[Start of DATASET EXCERPT]

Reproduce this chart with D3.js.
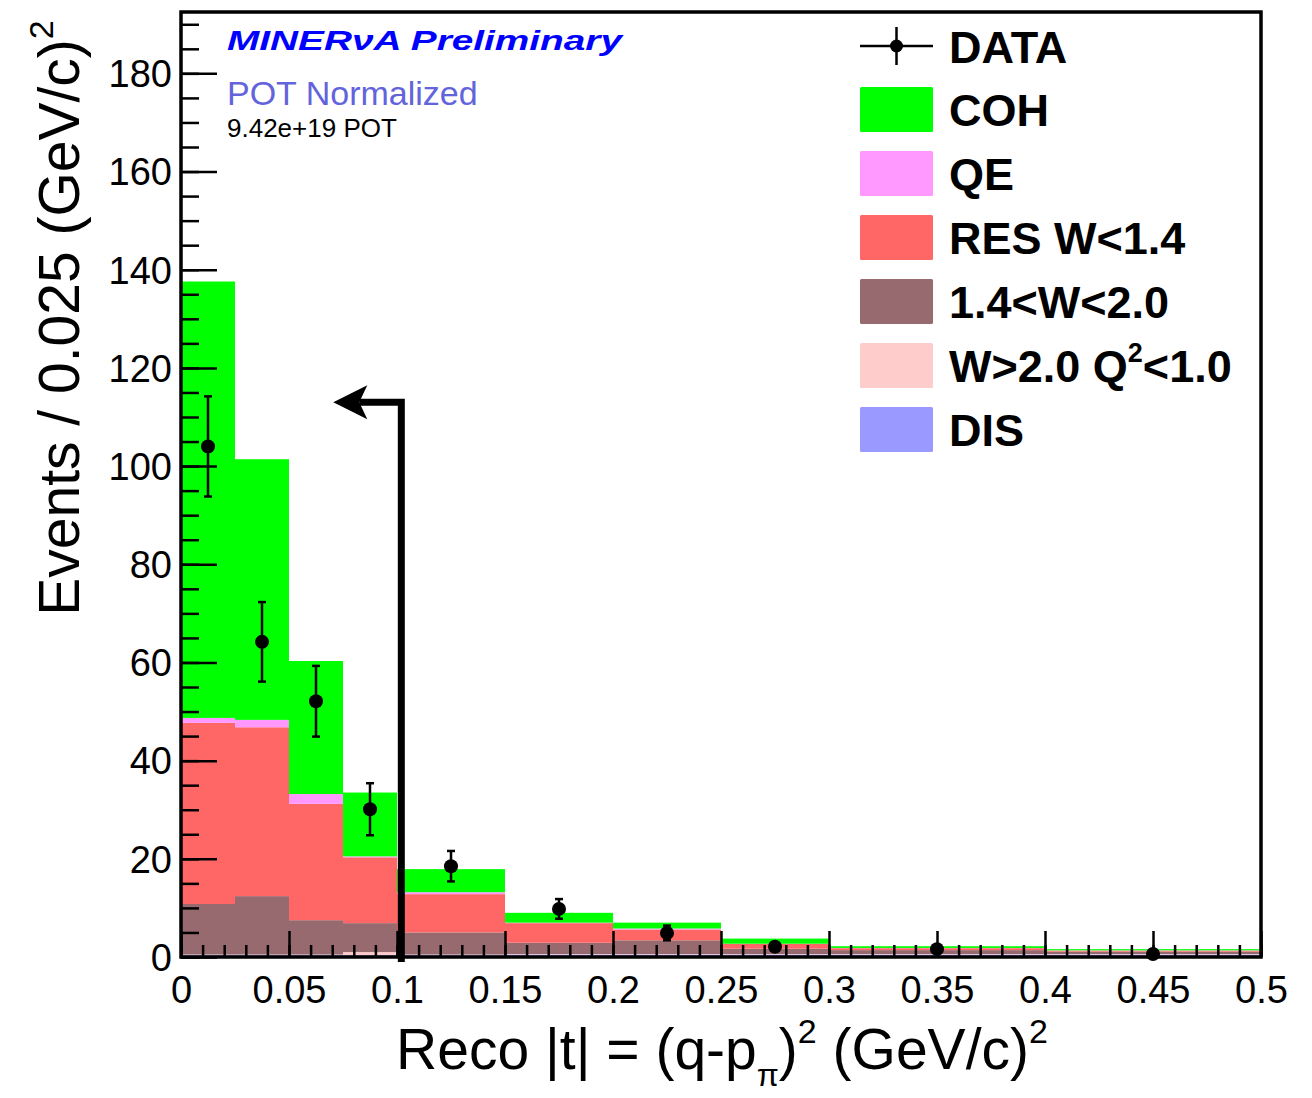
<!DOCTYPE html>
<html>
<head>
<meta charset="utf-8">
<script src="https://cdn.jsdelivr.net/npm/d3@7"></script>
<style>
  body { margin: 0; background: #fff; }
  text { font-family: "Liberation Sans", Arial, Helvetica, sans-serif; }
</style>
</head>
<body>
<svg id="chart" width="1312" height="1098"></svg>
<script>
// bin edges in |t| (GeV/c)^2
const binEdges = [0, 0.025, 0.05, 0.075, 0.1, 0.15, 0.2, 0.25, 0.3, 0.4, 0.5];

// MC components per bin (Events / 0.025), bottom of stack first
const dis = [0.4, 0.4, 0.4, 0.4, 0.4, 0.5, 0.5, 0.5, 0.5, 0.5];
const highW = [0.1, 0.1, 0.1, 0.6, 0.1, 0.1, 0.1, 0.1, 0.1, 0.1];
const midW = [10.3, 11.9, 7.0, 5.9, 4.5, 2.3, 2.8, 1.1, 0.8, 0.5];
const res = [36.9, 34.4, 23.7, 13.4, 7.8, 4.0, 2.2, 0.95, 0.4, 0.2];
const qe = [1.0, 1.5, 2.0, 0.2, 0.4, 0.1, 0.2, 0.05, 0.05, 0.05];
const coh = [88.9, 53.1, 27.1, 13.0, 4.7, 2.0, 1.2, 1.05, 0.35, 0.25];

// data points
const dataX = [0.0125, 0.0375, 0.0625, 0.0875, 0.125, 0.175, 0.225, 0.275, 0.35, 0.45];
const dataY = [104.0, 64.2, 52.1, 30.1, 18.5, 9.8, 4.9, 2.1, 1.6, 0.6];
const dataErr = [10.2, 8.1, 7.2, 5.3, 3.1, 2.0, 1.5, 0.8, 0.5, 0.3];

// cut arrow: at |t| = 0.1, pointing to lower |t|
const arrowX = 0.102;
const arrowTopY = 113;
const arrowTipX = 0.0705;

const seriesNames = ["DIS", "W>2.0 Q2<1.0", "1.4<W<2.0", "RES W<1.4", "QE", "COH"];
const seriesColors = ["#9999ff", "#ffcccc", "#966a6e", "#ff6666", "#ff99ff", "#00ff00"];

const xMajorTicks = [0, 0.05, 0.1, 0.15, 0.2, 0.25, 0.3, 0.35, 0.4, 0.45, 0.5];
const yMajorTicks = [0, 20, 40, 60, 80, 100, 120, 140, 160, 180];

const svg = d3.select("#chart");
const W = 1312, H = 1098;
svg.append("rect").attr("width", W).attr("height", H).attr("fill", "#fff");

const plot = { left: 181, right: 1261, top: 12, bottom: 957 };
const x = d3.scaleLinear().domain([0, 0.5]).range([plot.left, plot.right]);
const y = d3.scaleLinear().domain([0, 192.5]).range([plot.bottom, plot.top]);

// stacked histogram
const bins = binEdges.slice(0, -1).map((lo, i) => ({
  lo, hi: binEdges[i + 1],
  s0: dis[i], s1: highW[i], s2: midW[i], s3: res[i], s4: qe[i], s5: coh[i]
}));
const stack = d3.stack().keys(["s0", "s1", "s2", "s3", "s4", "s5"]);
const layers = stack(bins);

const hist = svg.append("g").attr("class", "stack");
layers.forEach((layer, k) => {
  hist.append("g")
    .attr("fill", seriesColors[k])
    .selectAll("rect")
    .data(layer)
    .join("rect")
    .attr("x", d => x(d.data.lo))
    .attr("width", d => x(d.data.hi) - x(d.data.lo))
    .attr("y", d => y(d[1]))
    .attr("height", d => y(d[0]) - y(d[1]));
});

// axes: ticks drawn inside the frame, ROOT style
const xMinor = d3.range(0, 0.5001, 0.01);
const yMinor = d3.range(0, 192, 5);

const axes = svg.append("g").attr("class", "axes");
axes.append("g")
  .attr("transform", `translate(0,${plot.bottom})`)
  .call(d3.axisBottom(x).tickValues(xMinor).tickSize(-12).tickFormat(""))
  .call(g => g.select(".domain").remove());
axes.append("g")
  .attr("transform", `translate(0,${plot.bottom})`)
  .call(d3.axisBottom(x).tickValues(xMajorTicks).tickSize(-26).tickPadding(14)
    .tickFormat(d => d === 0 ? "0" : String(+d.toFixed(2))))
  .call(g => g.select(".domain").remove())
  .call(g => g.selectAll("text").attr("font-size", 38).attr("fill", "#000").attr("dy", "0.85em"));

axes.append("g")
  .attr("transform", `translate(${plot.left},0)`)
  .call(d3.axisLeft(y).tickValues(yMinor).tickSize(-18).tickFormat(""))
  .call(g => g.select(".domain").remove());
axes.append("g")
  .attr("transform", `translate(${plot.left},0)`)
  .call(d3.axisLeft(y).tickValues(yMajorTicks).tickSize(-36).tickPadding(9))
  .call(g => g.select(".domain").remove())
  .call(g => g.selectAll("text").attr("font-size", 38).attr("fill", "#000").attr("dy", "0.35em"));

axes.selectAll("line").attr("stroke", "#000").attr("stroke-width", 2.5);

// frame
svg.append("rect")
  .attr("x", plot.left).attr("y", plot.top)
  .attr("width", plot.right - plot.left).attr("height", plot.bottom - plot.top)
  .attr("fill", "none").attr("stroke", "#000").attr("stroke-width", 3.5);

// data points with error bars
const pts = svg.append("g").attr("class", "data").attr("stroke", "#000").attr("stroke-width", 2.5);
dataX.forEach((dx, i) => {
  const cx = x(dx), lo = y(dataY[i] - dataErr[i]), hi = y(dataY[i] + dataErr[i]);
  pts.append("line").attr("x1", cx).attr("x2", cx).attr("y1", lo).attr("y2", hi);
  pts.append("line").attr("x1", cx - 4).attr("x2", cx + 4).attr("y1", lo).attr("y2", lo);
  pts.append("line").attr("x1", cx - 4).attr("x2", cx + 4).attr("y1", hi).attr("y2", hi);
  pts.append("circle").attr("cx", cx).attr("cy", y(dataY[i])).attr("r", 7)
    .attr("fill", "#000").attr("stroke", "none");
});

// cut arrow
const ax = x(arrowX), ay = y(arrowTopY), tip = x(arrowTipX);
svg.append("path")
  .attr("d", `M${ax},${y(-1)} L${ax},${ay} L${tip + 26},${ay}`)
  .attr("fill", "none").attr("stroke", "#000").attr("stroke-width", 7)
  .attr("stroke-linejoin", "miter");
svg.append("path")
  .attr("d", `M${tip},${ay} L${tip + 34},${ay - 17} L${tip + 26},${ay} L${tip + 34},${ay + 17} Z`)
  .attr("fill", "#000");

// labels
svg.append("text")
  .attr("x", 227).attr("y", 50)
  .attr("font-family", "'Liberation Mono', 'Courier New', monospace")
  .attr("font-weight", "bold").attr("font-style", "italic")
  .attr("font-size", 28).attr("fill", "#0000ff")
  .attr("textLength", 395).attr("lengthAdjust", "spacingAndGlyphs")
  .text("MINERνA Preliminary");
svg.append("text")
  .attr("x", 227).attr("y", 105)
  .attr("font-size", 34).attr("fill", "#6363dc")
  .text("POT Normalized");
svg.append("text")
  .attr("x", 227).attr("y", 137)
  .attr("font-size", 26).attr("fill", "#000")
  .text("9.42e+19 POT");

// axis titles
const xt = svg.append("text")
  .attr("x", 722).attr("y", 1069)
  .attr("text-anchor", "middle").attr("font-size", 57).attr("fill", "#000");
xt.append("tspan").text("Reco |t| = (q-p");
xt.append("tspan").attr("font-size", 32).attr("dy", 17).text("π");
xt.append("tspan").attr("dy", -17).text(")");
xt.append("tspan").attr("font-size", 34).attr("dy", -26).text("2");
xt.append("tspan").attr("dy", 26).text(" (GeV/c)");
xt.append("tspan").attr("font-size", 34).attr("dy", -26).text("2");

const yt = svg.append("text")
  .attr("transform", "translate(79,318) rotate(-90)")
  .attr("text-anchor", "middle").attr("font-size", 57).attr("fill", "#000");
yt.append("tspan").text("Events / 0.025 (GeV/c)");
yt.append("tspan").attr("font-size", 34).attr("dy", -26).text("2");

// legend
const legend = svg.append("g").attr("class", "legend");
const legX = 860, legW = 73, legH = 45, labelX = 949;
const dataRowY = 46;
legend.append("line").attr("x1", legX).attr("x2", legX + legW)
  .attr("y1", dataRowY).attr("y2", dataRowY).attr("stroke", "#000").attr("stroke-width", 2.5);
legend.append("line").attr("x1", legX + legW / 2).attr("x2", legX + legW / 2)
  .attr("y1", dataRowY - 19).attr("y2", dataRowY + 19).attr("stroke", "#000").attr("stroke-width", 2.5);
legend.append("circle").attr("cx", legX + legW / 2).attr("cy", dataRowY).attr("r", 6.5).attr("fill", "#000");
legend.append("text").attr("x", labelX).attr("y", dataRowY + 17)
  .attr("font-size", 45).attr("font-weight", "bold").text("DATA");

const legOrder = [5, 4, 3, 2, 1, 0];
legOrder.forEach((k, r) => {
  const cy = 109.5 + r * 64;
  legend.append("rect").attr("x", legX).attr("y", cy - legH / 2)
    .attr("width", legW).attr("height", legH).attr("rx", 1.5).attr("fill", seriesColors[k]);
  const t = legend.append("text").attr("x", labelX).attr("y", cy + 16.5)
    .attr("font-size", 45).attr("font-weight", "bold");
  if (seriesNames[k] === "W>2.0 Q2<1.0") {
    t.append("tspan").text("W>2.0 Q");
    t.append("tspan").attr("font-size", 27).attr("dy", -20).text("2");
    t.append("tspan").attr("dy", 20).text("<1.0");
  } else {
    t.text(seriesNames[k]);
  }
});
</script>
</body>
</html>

[End of DATASET EXCERPT]

> PROBLEM REQUIREMENTS
Everything from the top line of the data down to and including the line with "0.3, 0.4, 0.5];" is to be copied, except the pictures.

> EXPECTED ANSWER
Reproduce this chart with D3.js.
<!DOCTYPE html>
<html>
<head>
<meta charset="utf-8">
<script src="https://cdn.jsdelivr.net/npm/d3@7"></script>
<style>
  body { margin: 0; background: #fff; }
  text { font-family: "Liberation Sans", Arial, Helvetica, sans-serif; }
</style>
</head>
<body>
<svg id="chart" width="1312" height="1098"></svg>
<script>
// bin edges in |t| (GeV/c)^2
const binEdges = [0, 0.025, 0.05, 0.075, 0.1, 0.15, 0.2, 0.25, 0.3, 0.4, 0.5];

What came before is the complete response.